Although this is an interesting exercise, it really isn't the same as comparing digital audio at different bit depths. 24 bit records don't just add 8 more bits below the current 16.

By truncating the least significant bits, your are cutting information out, but only certain parts -- the quiter parts. A true 12 bit recording doesn't totally lose some of the sound, it just has effectively less resolution across the entire sample. So, by taking a 16 bit recording and truncating the bottom 4 bits, you are keeping ALL of the resolution contained in the most significant bits. Take a single piano note, struck loudly. By truncating bits, the beginning will likely sound identical, but the 'fade' will stop suddenly once it reaches a certain level. If the entire note was done at 12 bits from scratch, you wouldn't get that sudden crop, but rather less resolution in the dropping sound levels.

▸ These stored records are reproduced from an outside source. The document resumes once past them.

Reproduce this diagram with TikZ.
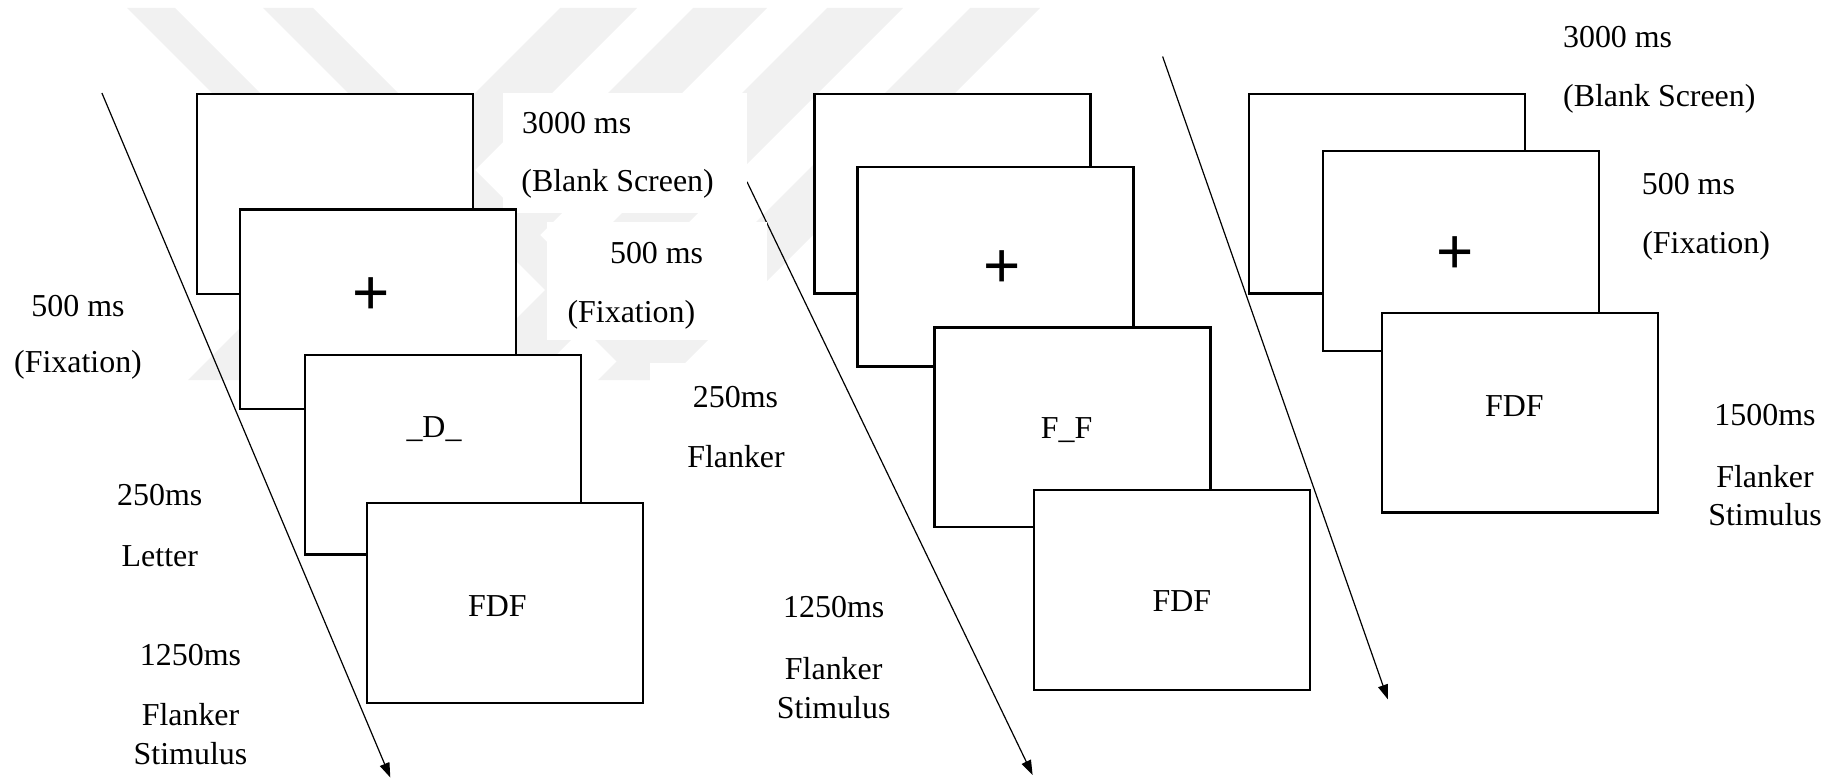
\documentclass[tikz,border=0pt]{standalone}
\usepackage{fontspec}
\setmainfont{Liberation Serif}
\newfontfamily\crossfont{Liberation Sans}
\usetikzlibrary{arrows.meta}
\definecolor{markgray}{RGB}{241,241,241}

\begin{document}
\begin{tikzpicture}[x=0.013216cm,y=-0.013216cm,
  every node/.style={font=\fontsize{12}{14}\selectfont,inner sep=0pt},
  screen/.style={draw,fill=white,line width=0.9pt,anchor=north west,
    minimum width=3.648cm,minimum height=2.637cm},
  fixcross/.style={font=\crossfont\fontsize{24}{28}\selectfont},
  timeline/.style={line width=0.45pt,-{Triangle[length=5.5pt,width=3.8pt]}}]
  \useasboundingbox (0,0) rectangle (1834,779);
  % faint watermark behind the trials
  \begin{scope}
    \clip (100,8) rectangle (1100,380);
    \foreach \a/\w in {127/48,263/50}
      \fill[markgray] (\a,8) -- ++(\w,0) -- ++(372,372) -- ++(-\w,0) -- cycle;
    \foreach \a/\w in {560/77,693/74,827/76,970/70}
      \fill[markgray] (\a,8) -- ++(\w,0) -- ++(-372,372) -- ++(-\w,0) -- cycle;
  \end{scope}
  % time arrows
  \coordinate (startA) at (101.9,93);
  \coordinate (endA) at (390.3,777.5);
  \coordinate (startB) at (747,181.8);
  \coordinate (endB) at (1032.6,774.9);
  \coordinate (startC) at (1162.6,56.5);
  \coordinate (endC) at (1387.8,699.3);
  \draw[timeline] (startA) -- (endA);
  \draw[timeline] (startB) -- (endB);
  \draw[timeline] (startC) -- (endC);
  \fill[white] (502.7,92.7) rectangle (746.7,213);
  \fill[white] (546.7,221.7) rectangle (766.7,340);
  \fill[white] (650,363) rectangle (830,480);
  % letter-flanker trial
  \node[screen] (a1) at (196,93) {};
  \node[screen] (a2) at (238.7,208.3) {};
  \node[screen] (a3) at (304,353.8) {};
  \node[screen] (a4) at (366,502) {};
  \node[fixcross] (fixA) at (371,296.5) {+};
  \node (letterA) at (434,429.6) {\_D\_};
  \node (flankA) at (497.3,606.4) {FDF};
  % flanker-flanker trial
  \node[screen] (b1) at (813.1,92.9) {};
  \node[screen] (b2) at (856.4,165.7) {};
  \node[screen] (b3) at (933.1,326.4) {};
  \node[screen] (b4) at (1032.6,489) {};
  \node[fixcross] (fixB) at (1002,269.2) {+};
  \node (letterB) at (1066.7,429.9) {F\_F};
  \node (flankB) at (1181.8,601.4) {FDF};
  % flanker only trial
  \node[screen] (c1) at (1247.9,92.9) {};
  \node[screen] (c2) at (1321.8,150.1) {};
  \node[screen] (c3) at (1380.7,311.7) {};
  \node[fixcross] (fixC) at (1455.3,255) {+};
  \node (flankC) at (1514.3,406.3) {FDF};
  % durations
  \node (blankA) at (576.7,123.3) {3000 ms};
  \node (blankAt) at (617.6,184) {(Blank Screen)};
  \node (fixAr) at (656.6,252.9) {500 ms};
  \node (fixArt) at (631.4,314.8) {(Fixation)};
  \node (flkAr) at (735.5,396.7) {250ms};
  \node (flkArt) at (736,456.7) {Flanker};
  \node (fixAl) at (78,305.6) {500 ms};
  \node (fixAlt) at (78,365) {(Fixation)};
  \node (letAl) at (159.8,495) {250ms};
  \node (letAlt) at (159.8,555.9) {Letter};
  \node (stimA) at (190.5,654.6) {1250ms};
  \node (stimAt) at (190.5,714.3) {Flanker};
  \node (stimAu) at (190.5,753.3) {Stimulus};
  \node (stimB) at (833.7,607.1) {1250ms};
  \node (stimBt) at (833.7,668.6) {Flanker};
  \node (stimBu) at (833.7,707.3) {Stimulus};
  \node (blankC) at (1617.6,37.4) {3000 ms};
  \node (blankCt) at (1659.3,99.1) {(Blank Screen)};
  \node (fixCr) at (1688.4,184.1) {500 ms};
  \node (fixCrt) at (1706.1,245.6) {(Fixation)};
  \node (stimC) at (1765,415) {1500ms};
  \node (stimCt) at (1765,476.7) {Flanker};
  \node (stimCu) at (1765,515) {Stimulus};
\end{tikzpicture}
\end{document}
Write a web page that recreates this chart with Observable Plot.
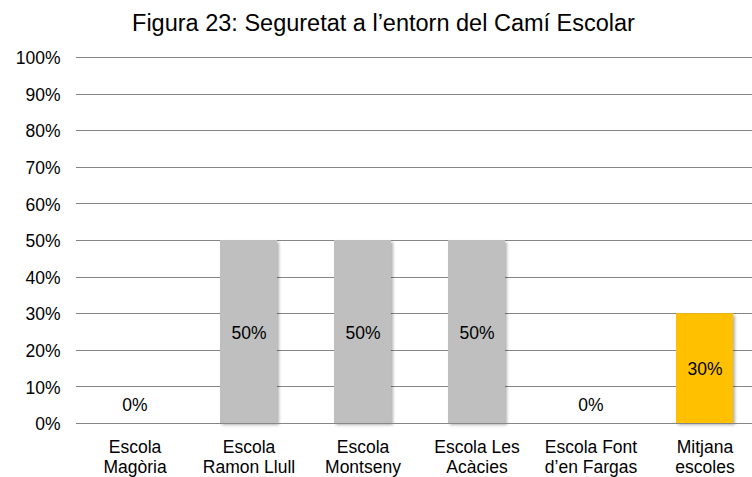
<!DOCTYPE html>
<html>
<head>
<meta charset="utf-8">
<script src="https://cdn.jsdelivr.net/npm/d3@7"></script>
<script src="https://cdn.jsdelivr.net/npm/@observablehq/plot@0.6"></script>
<style>
  html, body { margin: 0; padding: 0; background: #fff; overflow: hidden; width: 752px; height: 477px; }
  #title { width: 767px; height: 46px; text-align: center; font-family: "Liberation Sans", Arial, sans-serif; font-size: 23.5px; line-height: 46px; color: #000; white-space: nowrap; }
  #chart svg { max-width: none !important; display: block; }
</style>
</head>
<body>
<div id="title">Figura 23: Seguretat a l’entorn del Camí Escolar</div>
<div id="chart"></div>
<script>
const categories = ["Escola\nMagòria", "Escola\nRamon Llull", "Escola\nMontseny", "Escola Les\nAcàcies", "Escola Font\nd’en Fargas", "Mitjana\nescoles"];
const values = [0, 50, 50, 50, 0, 30];
const yTicks = [0, 10, 20, 30, 40, 50, 60, 70, 80, 90, 100];

const data = categories.map((c, i) => ({category: c, value: values[i]}));

const plot = Plot.plot({
  width: 765,
  height: 431,
  marginTop: 11,
  marginBottom: 54,
  marginLeft: 76,
  marginRight: 2,
  style: {fontFamily: "\"Liberation Sans\", Arial, sans-serif", fontSize: "17.5px", color: "#000", background: "#fff", maxWidth: "none"},
  x: {domain: categories, paddingInner: 0.5, paddingOuter: 0.25, label: null},
  y: {domain: [0, 100], label: null},
  marks: [
    Plot.gridY(yTicks, {stroke: "#868686", strokeOpacity: 1, strokeWidth: 1}),
    Plot.barY(data, {x: "category", y: "value", fill: d => d.category.startsWith("Mitjana") ? "#FFC000" : "#BFBFBF"}),
    Plot.ruleX([0], {frameAnchor: "left", stroke: "#868686", strokeWidth: 1}),
    Plot.ruleY([0], {stroke: "#868686", strokeWidth: 1}),
    Plot.text(data.filter(d => d.value > 0), {x: "category", y: d => d.value / 2, text: d => d.value + "%", fill: "#000", fontSize: 17.5, dy: 1}),
    Plot.text(data.filter(d => d.value === 0), {x: "category", y: "value", text: d => d.value + "%", dy: -18, fill: "#000", fontSize: 17.5}),
    Plot.axisY(yTicks, {tickSize: 0, tickPadding: 16, tickFormat: d => d + "%", fontSize: 17.5, dy: 1, label: null}),
    Plot.axisX({tickSize: 0, tickPadding: 15, fontSize: 17.5, lineHeight: 1.14, label: null})
  ]
});

// subtle drop shadow on bars
const svg = d3.select(plot);
const defs = svg.insert("defs", ":first-child");
const f = defs.append("filter").attr("id", "sh").attr("x", "-20%").attr("y", "-20%").attr("width", "150%").attr("height", "150%");
f.append("feDropShadow").attr("dx", 2).attr("dy", 2).attr("stdDeviation", 1.5).attr("flood-color", "#000").attr("flood-opacity", 0.3);
svg.selectAll("g[aria-label='bar']").attr("filter", "url(#sh)");
svg.selectAll("g[aria-label='y-grid'] line").attr("shape-rendering", "crispEdges");
plot.style.maxWidth = "none";

document.getElementById("chart").appendChild(plot);
</script>
</body>
</html>
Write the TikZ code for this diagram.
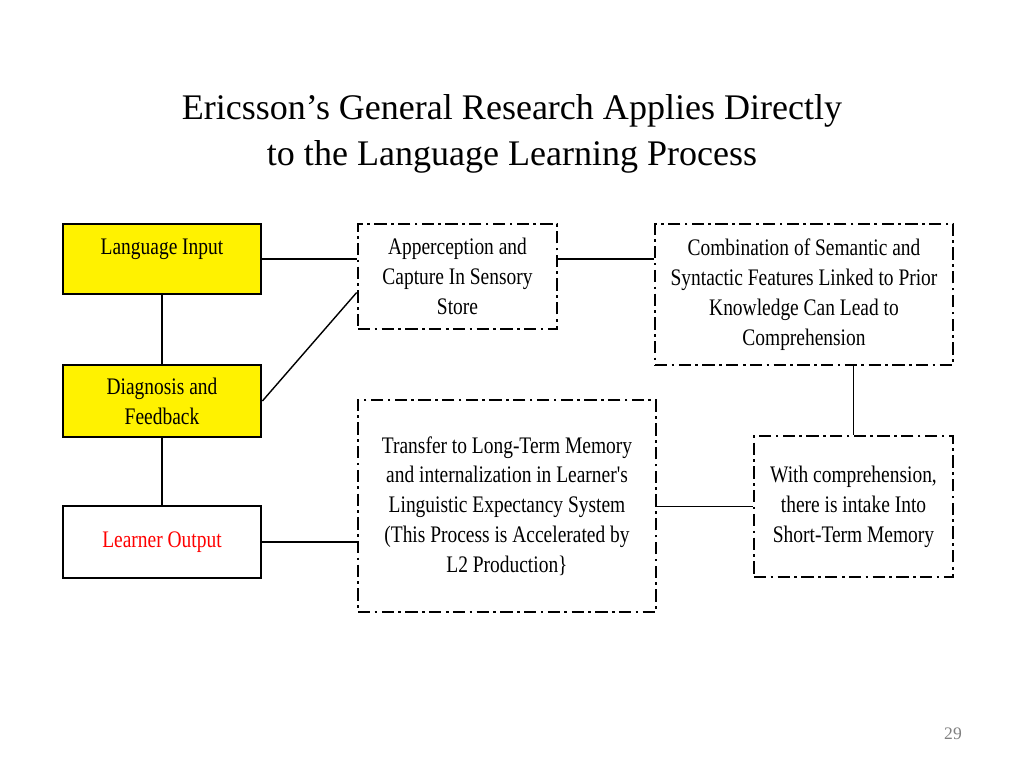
\documentclass[tikz,border=0pt]{standalone}
\usepackage{fontspec}
\setmainfont{Liberation Serif}
\newfontfamily\narrowfont[FakeStretch=0.82]{Liberation Serif}
\usetikzlibrary{calc,positioning}

\begin{document}
\begin{tikzpicture}[x=0.02cm, y=-0.02cm, align=center,
    solidbox/.style={draw, line width=1.6pt, minimum width=3.96cm, font=\narrowfont\fontsize{13.5}{17}\selectfont},
    dashbox/.style={draw, line width=1.5pt, dash pattern=on 7pt off 2.5pt on 1.5pt off 2.5pt, font=\narrowfont\fontsize{13.5}{17}\selectfont},
    link/.style={draw, line width=0.8pt}]
    \useasboundingbox (0,0) rectangle (1024,768);

    \node [font=\fontsize{20.5}{26}\selectfont] (title) at (512,134) {Ericsson’s General Research Applies Directly\\to the Language Learning Process};

    \node [solidbox, fill=yellow, minimum height=1.4cm, text depth=0.5cm] (input) at (162,259) {Language Input};
    \node [solidbox, fill=yellow, minimum height=1.44cm] (diag) at (162,401) {Diagnosis and\\Feedback};
    \node [solidbox, minimum height=1.44cm, text=red] (output) at (162,542) {Learner Output};

    \node [dashbox, minimum width=3.98cm, minimum height=2.1cm] (apper) at (457.5,276.5) {Apperception and\\Capture In Sensory\\Store};
    \node [dashbox, minimum width=5.96cm, minimum height=2.82cm] (combo) at (804,294.5) {Combination of Semantic and\\Syntactic Features Linked to Prior\\Knowledge Can Lead to\\Comprehension};
    \node [dashbox, minimum width=5.96cm, minimum height=4.24cm] (transfer) at (507,506) {Transfer to Long-Term Memory\\and internalization in Learner's\\Linguistic Expectancy System\\(This Process is Accelerated by\\L2 Production\}};
    \node [dashbox, minimum width=3.98cm, minimum height=2.82cm] (intake) at (853.5,506.5) {With comprehension,\\there is intake Into\\Short-Term Memory};

    \draw [link] (input.east) -- (input.east -| apper.west);
    \draw [link] (apper.east |- input.east) -- (combo.west |- input.east);
    \draw [link] (diag.east) -- (apper.-171);
    \draw [link] (input) -- (diag);
    \draw [link] (diag) -- (output);
    \draw [link] (output.east) -- (output.east -| transfer.west);
    \draw [link] (transfer.east |- intake.west) -- (intake.west);
    \draw [link] (combo.south -| intake.north) -- (intake.north);

    \node [text=gray, font=\fontsize{10}{12}\selectfont] (page) at (953,734) {29};
\end{tikzpicture}
\end{document}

Think of a still image, with 24 bits per pixel (8 bits each for RGB), then truncate 6 bits off to make an 18 bit per pixel image. If the original image consisted of only very bright pixels (narrow dynamic range), you probably couldn't tell the difference. If the image instead had a very broad dynamic range (bright sky fading to a dark horizon), you would lose fainter details. If the image were resampled to an 18 bit depth, instead of simply cropping, some of those lost details would be retained, at the expense of banding as the sky faded.

Stereophile magazine had a good CD out a few years ago for TRUE comparisons of recordings at different bit depths, called Testmasters. They recorded a solo piano along multiple paths at the same time. Same performance, same microphones, same levels. Along some paths, analog mastering was used. Various digital paths were used, including straight 16 bit, 24 bit with dithering, various dithering techniques, etc, HDCD, and so on. It's easy to compare each technique by skipping tracks around.

It is also easy to tell the difference between straight PCM and 24 bit dithered down to 16 bits -- not to mention the differences that would most likely be evident if the experiment were re-created today with a medium like DVD-A, which would allow true 24 bit recording to be directly compared.